Records with drawing code

===

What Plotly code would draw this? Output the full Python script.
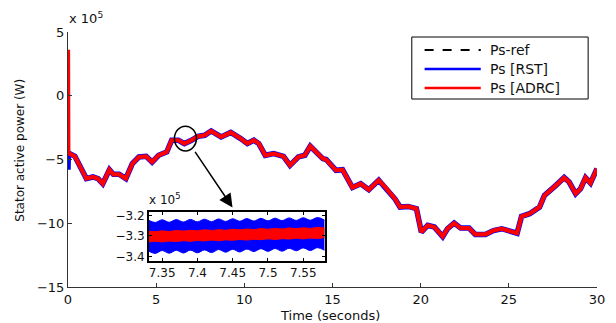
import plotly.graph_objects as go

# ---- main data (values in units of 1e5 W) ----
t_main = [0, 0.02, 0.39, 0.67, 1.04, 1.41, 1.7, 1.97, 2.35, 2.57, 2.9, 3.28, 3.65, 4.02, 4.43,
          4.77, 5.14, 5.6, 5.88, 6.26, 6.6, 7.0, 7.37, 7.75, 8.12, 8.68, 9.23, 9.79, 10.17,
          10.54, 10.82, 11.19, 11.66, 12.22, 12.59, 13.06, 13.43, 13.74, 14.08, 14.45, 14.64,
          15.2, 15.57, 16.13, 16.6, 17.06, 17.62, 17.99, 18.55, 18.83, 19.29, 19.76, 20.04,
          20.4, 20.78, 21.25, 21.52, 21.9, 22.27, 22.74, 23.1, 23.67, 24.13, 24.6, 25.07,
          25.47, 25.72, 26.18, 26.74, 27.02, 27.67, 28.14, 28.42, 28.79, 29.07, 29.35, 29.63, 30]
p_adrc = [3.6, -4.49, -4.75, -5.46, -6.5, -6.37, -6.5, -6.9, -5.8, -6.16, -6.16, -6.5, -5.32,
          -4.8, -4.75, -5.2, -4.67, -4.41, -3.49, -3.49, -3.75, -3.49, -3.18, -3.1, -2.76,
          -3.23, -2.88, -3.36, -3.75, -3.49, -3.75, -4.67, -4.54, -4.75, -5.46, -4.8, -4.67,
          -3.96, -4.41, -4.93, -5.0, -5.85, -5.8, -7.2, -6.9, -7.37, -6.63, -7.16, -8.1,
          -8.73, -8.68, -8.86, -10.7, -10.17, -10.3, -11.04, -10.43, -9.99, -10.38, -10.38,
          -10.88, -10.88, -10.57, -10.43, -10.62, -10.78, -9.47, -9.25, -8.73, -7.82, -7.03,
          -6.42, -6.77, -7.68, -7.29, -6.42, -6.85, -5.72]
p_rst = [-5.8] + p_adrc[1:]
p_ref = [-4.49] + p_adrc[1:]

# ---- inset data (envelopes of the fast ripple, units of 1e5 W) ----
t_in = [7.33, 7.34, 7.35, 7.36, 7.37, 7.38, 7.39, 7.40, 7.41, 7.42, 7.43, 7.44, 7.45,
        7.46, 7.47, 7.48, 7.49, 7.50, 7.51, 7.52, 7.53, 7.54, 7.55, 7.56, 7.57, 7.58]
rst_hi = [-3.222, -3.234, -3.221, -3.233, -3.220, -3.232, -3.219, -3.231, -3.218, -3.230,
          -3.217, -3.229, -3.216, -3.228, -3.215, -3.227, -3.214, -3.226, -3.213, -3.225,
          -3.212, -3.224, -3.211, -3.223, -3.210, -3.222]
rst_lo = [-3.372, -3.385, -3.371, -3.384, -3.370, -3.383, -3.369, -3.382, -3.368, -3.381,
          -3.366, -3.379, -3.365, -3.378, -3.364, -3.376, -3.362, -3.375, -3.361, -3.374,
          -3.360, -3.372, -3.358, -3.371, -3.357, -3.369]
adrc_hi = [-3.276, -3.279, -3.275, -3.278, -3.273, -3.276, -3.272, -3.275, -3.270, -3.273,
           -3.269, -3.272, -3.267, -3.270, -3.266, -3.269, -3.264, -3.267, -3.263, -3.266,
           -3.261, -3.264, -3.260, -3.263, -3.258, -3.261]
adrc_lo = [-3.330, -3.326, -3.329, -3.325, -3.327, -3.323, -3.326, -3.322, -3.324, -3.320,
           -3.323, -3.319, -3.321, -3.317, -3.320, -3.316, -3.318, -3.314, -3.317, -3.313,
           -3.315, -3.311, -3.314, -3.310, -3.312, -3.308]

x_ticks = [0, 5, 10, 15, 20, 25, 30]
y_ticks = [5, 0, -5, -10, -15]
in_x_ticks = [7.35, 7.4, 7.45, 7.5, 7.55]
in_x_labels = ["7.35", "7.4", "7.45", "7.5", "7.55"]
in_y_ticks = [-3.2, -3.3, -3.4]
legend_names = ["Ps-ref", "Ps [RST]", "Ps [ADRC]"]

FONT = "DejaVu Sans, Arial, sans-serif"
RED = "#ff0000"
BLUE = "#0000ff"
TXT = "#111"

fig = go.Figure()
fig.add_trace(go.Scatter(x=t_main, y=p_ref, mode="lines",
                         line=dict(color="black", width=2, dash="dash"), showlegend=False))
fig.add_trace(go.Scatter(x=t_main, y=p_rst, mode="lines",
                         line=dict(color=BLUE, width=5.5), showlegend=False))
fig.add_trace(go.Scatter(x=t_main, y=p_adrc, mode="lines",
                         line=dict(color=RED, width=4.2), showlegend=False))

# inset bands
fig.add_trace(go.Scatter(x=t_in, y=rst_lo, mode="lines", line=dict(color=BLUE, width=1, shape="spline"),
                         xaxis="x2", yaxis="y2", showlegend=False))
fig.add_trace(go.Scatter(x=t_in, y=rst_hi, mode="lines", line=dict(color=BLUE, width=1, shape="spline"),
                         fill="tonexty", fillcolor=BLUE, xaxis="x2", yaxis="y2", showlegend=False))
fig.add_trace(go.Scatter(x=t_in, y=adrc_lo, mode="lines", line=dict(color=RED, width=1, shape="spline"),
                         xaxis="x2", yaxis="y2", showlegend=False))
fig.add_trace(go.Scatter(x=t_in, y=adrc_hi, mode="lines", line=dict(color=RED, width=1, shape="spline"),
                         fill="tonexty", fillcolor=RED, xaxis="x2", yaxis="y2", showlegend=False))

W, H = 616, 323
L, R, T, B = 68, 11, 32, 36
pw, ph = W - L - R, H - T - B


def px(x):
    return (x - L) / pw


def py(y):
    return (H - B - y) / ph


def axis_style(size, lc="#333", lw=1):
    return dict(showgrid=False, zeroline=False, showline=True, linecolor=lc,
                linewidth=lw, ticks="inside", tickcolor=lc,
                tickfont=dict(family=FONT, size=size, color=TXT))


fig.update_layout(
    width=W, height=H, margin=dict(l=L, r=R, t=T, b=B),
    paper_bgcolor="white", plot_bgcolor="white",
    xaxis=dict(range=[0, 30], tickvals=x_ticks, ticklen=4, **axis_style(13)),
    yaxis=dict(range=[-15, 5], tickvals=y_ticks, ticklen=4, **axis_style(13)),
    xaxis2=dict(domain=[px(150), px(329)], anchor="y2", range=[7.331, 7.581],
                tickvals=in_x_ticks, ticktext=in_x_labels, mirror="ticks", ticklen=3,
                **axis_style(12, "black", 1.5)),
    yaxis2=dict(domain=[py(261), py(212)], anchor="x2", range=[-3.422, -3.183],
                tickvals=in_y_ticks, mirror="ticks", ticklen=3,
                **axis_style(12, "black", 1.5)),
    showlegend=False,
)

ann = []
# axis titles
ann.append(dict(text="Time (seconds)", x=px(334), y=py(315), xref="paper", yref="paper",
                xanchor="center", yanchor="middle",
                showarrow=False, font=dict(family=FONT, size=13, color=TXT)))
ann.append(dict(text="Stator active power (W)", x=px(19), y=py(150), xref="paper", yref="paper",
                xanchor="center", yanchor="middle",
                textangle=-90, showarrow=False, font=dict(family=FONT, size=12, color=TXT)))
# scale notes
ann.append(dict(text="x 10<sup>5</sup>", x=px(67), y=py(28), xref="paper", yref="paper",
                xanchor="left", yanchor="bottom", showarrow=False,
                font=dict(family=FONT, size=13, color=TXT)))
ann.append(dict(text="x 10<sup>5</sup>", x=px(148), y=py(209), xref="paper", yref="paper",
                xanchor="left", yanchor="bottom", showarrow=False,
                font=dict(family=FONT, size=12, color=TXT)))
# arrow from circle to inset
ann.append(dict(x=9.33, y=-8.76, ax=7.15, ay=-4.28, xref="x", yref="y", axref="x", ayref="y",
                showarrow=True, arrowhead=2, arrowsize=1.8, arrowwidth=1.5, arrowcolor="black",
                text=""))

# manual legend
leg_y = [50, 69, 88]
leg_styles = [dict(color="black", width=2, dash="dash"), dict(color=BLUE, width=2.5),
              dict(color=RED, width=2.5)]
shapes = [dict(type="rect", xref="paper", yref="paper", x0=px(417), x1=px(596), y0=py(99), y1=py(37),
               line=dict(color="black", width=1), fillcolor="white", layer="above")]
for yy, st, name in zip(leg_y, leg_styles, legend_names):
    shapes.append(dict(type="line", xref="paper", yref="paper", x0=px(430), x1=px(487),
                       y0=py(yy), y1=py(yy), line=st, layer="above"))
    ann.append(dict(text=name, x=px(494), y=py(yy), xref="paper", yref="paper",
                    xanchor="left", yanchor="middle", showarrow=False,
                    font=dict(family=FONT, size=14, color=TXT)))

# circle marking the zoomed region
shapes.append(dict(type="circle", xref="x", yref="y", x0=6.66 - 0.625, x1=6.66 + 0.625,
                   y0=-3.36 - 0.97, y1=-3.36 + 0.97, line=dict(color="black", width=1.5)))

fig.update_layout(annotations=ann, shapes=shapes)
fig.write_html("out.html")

===

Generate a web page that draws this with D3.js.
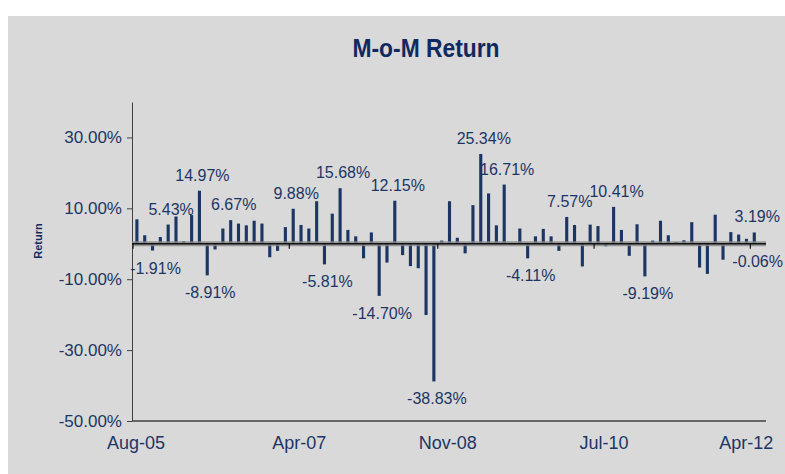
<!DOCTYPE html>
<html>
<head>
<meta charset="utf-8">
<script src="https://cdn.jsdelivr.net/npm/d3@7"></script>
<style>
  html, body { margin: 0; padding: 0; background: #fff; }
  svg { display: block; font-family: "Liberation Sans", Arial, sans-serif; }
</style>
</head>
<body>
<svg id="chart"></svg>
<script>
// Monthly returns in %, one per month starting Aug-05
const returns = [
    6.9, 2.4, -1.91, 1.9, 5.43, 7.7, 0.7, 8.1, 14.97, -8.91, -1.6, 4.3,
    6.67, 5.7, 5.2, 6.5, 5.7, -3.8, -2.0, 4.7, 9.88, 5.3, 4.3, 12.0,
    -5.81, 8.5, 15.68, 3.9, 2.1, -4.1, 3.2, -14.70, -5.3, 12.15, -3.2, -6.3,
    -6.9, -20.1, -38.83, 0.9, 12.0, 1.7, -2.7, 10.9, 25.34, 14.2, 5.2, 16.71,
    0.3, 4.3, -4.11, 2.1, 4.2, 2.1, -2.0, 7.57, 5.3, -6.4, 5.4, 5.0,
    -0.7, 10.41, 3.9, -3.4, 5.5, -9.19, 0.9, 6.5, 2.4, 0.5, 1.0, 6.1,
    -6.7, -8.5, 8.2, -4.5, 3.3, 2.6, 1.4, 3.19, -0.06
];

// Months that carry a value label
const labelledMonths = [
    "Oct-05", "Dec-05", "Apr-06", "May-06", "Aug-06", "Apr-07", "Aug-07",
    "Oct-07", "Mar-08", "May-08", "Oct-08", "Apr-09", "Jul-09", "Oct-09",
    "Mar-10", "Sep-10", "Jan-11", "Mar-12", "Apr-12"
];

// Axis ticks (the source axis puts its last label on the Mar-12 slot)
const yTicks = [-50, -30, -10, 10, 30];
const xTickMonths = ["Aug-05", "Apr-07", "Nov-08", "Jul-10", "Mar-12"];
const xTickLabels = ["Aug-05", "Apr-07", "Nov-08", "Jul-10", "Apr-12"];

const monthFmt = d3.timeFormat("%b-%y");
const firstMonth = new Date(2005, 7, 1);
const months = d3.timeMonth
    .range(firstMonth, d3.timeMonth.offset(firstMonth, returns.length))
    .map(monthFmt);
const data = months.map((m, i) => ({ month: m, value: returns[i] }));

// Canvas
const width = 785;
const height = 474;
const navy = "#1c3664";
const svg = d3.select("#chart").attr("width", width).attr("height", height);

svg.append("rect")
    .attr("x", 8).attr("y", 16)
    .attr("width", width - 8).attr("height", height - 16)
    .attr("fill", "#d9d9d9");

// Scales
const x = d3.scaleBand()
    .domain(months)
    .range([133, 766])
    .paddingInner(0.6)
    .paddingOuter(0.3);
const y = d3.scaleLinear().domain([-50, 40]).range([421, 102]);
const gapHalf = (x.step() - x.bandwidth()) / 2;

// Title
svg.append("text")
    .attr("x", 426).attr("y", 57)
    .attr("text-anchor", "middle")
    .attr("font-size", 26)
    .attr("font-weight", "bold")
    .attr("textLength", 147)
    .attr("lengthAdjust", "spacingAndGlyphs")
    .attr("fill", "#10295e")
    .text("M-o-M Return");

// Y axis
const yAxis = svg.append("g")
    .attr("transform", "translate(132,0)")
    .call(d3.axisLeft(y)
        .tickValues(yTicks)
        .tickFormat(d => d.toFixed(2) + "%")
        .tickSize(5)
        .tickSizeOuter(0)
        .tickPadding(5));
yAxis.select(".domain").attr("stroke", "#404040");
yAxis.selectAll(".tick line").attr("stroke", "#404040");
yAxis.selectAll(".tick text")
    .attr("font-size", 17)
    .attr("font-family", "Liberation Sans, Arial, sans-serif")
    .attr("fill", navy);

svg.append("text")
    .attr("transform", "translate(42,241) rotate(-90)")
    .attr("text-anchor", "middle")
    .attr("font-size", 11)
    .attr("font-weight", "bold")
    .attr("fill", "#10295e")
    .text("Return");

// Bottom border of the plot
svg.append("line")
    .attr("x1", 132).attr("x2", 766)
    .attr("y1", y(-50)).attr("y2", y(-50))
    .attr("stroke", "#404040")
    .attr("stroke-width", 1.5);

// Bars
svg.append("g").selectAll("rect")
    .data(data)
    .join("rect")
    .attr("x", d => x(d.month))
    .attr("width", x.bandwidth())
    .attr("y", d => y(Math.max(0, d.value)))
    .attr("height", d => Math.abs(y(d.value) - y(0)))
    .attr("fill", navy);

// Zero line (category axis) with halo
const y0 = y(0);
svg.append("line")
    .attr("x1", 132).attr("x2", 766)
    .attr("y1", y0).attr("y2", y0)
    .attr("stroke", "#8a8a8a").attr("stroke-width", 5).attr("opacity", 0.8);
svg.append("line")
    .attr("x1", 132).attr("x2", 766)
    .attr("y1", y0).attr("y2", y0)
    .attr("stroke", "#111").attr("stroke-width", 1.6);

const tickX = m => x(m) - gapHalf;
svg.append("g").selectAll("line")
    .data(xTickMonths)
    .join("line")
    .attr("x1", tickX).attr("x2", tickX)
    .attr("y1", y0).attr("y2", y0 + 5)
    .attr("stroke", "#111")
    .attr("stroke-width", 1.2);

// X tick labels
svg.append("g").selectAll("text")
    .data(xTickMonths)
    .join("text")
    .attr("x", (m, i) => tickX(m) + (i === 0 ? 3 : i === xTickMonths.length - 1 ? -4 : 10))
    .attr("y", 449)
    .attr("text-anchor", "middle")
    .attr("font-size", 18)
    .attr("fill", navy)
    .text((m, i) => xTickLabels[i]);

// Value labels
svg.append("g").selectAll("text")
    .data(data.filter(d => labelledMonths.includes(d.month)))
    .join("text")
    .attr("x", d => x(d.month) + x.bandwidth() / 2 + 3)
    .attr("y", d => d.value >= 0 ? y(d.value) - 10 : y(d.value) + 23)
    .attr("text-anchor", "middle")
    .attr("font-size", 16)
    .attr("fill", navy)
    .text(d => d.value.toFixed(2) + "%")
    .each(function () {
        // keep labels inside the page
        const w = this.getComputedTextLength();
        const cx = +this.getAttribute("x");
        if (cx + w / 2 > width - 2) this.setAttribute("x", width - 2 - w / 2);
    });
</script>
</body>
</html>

===

What this task involves:
Write out word for word the lines above that run from the one with "What Plotly code" to the one with "import plotly.graph_objects as go". Include both end lines; exclude the images.

Result for this exercise:
What Plotly code would draw this? Output the full Python script.
import plotly.graph_objects as go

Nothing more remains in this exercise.